Robert Paul Wolff said...

Some while back, I carried on a lengthy back and forth with one of the proponents of that theory on this blog. I am rushed right now and cannot immediately find it, but it is there.

Robert Paul Wolff said...

OK, MK, the date is May 10, 2014. Read that and see whether it makes sense.

Anonymous said...

Numerous people have demonstrated that Okishio was wide of the mark, INCLUDING Okishio!

Look at the work of Mattick Jr, Andrew Kliman, Alan Freeman, Fred Moseley, and Guglielmo Carchedi, to name just a few thinkers. Wolff is wrong in that in his initial article he says Marx offers no argument for the LTV. But he does. Wolff reads Marx as Ricardio 2.0, but Marx is not Ricardo 2.0, he is asking different questions and giving different answers.

LFC said...

Have looked at and downloaded the article. The prose is quite comprehensible even if the equations may not be -- to all readers, that is. Wolff also summarized (rather quickly) some of the article's conclusions in his YouTube lectures on Marx.

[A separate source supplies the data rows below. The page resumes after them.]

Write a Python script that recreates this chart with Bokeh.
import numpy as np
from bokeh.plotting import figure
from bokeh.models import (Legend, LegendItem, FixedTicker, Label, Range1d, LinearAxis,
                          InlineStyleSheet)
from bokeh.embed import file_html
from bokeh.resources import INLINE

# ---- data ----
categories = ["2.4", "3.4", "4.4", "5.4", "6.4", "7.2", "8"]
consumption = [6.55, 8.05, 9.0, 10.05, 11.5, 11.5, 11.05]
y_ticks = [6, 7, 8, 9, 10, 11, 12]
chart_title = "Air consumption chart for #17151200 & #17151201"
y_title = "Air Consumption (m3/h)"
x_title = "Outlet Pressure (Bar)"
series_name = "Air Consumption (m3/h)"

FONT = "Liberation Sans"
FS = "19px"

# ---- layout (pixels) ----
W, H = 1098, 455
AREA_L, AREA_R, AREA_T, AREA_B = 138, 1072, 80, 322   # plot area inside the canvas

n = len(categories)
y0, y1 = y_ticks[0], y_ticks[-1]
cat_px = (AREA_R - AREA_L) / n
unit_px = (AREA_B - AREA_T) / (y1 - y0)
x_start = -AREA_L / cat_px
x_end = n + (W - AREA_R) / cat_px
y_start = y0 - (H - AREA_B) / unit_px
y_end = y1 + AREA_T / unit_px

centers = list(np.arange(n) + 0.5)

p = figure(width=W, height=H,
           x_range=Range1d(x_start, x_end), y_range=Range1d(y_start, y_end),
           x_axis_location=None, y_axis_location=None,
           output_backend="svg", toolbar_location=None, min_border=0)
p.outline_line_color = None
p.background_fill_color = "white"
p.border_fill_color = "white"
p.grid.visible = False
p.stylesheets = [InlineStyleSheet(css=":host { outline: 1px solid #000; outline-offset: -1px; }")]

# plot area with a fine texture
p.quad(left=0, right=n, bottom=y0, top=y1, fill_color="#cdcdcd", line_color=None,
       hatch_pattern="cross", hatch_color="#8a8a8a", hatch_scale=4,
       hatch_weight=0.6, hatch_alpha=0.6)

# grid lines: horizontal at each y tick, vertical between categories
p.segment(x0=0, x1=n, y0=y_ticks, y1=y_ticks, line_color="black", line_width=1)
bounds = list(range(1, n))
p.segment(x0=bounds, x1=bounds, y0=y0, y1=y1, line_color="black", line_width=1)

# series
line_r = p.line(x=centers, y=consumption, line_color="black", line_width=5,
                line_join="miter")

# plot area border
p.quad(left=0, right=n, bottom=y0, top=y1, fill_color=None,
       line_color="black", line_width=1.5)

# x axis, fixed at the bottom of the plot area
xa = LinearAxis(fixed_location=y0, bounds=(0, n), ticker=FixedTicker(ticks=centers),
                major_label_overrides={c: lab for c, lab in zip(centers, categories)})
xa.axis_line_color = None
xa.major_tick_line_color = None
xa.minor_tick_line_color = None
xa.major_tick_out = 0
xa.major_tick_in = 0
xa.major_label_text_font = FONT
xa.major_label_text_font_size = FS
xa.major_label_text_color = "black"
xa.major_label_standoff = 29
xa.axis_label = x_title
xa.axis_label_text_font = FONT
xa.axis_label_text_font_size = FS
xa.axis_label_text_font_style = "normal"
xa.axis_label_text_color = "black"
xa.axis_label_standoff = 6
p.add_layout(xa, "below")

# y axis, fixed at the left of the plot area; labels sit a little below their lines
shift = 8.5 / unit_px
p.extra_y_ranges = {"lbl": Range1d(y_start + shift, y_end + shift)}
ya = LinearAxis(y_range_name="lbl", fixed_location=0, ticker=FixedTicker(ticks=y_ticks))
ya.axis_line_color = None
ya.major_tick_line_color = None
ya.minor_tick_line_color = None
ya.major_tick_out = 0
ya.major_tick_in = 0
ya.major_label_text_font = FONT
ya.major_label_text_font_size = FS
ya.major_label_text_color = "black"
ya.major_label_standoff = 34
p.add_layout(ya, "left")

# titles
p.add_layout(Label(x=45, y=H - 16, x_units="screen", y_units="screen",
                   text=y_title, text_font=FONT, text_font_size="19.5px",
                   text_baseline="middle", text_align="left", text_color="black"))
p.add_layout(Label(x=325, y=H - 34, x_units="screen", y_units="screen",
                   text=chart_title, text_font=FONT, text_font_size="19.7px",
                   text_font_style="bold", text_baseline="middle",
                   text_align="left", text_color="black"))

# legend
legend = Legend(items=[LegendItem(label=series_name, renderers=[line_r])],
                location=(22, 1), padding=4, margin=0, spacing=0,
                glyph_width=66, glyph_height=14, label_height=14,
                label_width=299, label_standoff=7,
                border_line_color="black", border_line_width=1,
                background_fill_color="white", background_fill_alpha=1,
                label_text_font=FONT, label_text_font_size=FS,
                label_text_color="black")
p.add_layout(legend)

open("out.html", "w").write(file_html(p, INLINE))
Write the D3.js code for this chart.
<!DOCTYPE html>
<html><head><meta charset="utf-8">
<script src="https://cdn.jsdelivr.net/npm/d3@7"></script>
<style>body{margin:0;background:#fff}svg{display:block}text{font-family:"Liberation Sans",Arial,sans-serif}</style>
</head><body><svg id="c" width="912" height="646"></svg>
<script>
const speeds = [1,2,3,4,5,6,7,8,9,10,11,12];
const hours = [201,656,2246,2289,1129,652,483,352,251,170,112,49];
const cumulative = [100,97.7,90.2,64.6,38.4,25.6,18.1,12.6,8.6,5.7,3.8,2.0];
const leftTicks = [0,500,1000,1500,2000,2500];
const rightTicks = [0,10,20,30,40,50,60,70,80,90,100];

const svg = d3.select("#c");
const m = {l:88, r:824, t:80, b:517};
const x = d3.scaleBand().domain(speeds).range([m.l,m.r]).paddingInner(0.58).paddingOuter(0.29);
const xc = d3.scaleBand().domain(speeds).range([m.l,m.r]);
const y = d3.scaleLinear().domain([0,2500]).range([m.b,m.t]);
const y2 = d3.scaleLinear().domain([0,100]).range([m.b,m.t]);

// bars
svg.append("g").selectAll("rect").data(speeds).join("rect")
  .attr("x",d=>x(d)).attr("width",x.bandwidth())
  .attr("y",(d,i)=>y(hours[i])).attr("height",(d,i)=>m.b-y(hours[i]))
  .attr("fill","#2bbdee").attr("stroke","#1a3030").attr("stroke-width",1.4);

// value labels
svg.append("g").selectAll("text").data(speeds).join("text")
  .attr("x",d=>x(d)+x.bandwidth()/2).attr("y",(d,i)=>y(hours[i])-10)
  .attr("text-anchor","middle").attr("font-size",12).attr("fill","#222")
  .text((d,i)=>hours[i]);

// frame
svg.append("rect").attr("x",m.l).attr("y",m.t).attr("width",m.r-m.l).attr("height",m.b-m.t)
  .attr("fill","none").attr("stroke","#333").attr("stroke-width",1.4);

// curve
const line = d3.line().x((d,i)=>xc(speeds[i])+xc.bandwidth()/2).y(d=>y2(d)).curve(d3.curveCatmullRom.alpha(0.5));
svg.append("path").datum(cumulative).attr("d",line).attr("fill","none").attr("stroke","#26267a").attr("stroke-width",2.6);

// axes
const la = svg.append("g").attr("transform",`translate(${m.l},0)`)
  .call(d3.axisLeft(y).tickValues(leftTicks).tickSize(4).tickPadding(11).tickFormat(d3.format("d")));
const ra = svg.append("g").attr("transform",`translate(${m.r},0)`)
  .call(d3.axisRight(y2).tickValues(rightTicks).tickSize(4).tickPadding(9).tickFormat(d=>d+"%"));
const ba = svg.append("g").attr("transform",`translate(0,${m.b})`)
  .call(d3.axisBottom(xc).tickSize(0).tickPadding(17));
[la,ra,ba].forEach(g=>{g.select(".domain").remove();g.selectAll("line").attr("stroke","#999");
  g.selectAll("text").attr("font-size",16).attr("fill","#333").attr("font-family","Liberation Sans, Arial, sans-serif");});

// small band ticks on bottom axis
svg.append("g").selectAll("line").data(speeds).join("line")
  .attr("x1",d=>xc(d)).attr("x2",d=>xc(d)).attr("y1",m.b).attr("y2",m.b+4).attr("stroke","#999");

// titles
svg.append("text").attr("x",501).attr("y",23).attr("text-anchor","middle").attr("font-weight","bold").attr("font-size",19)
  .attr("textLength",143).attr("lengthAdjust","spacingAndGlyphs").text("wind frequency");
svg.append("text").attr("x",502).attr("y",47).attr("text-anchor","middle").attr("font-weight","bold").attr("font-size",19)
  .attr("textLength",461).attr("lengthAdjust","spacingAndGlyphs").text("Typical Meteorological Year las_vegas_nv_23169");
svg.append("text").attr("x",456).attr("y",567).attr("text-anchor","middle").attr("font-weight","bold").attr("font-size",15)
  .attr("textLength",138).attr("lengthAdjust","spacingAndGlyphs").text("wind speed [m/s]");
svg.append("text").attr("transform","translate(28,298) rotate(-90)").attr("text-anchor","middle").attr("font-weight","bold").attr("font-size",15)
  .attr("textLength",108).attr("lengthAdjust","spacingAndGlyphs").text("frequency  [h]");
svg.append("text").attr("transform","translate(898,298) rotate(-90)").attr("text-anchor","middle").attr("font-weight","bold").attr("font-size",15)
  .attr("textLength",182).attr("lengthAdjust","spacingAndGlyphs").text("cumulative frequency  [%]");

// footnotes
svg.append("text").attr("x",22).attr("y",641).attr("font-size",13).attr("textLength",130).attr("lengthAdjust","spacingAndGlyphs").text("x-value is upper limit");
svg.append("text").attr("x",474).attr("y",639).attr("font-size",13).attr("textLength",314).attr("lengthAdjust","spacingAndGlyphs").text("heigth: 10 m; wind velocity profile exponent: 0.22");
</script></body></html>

Personally I didn't find Wolff's statement in the lectures that "he was putting the irony into the equations" all that helpful (a variation on that statement also appears in the article). Anyway it's clear from key passages e.g. p. 114 that W. is saying that M.'s basic conclusion is correct but his reasoning is not, or crucial parts of his reasoning are not. It's the "metaphysical accident" of workers being bodily tied to their "capital" that, at least in large part, allows for their exploitation, so the article argues as I read it.

Despite M's reasoning being wrong, W. thinks Capital is still a great work of social theory largely, as I gather, b/c of M's emphasis on mystification, i.e., the reality of capitalism being concealed by its surface appearances. That notion is correct even though M's explanation of the how the reality works is faulty. Marx was right that there is a "secret" of profit-making, it's just that M. got the substantive content and explanation of the secret wrong.

M. saw that the question of where profits come from *is* a problem, one that Ricardo couldn't answer and one that, arguably, mainstream non-Marxist economists still have some difficulty answering convincingly. At least the last pt is what Heilbroner (whom I quoted in an earlier thread) said in Marxism For and Against, and W. would seem to agree w that. So M. asked the right question(s) and framed the problem correctly, even though he didn't quite get the right answer. And posing the right question in this context was of crucial importance.

Robert Paul Wolff said...

LFC, that is close. The point about a metaphysical accident is intended to echo Marx's irony. As Marx makes clear at great length, the fact that workers have nothing save their labor to sell is the consequence of a long, complex historical process by which the peasantry and craft workers are reduced to a propertyless proletariat forced to sell their labor. The irony in the equations is the treatment of the workers as free commodity producers [of their commodity, labor, which, also by a long historical process, has been transformed in bourgeois theory and practice into a commodity.] To treat their inability mathematically to move into another line of production as a metaphysical accident is a bitterly ironic way of describing their plight. I fear I lack Marx's literary gifts.

LFC said...

RPW,
Thanks. That is helpful.

I hope to find time to read the article closely, now that I've downloaded it.

Danny said...

The labor theory of value is a major pillar of traditional Marxian economics, I suppose, and the theory's basic claim is simple, I suppose. It might be interesting to list *other* economic theories which have actually been completely abandoned over the past couple of centuries. Anyways, the basic point that ‘value is in the eye of the beholder’ is often thought to be where the debate ends -- the inherently intangible nature of use-value. And even more basic point is I hint that maybe textbook economics is interesting enough. Heterodox economics is I'm sure, a large field but life is short.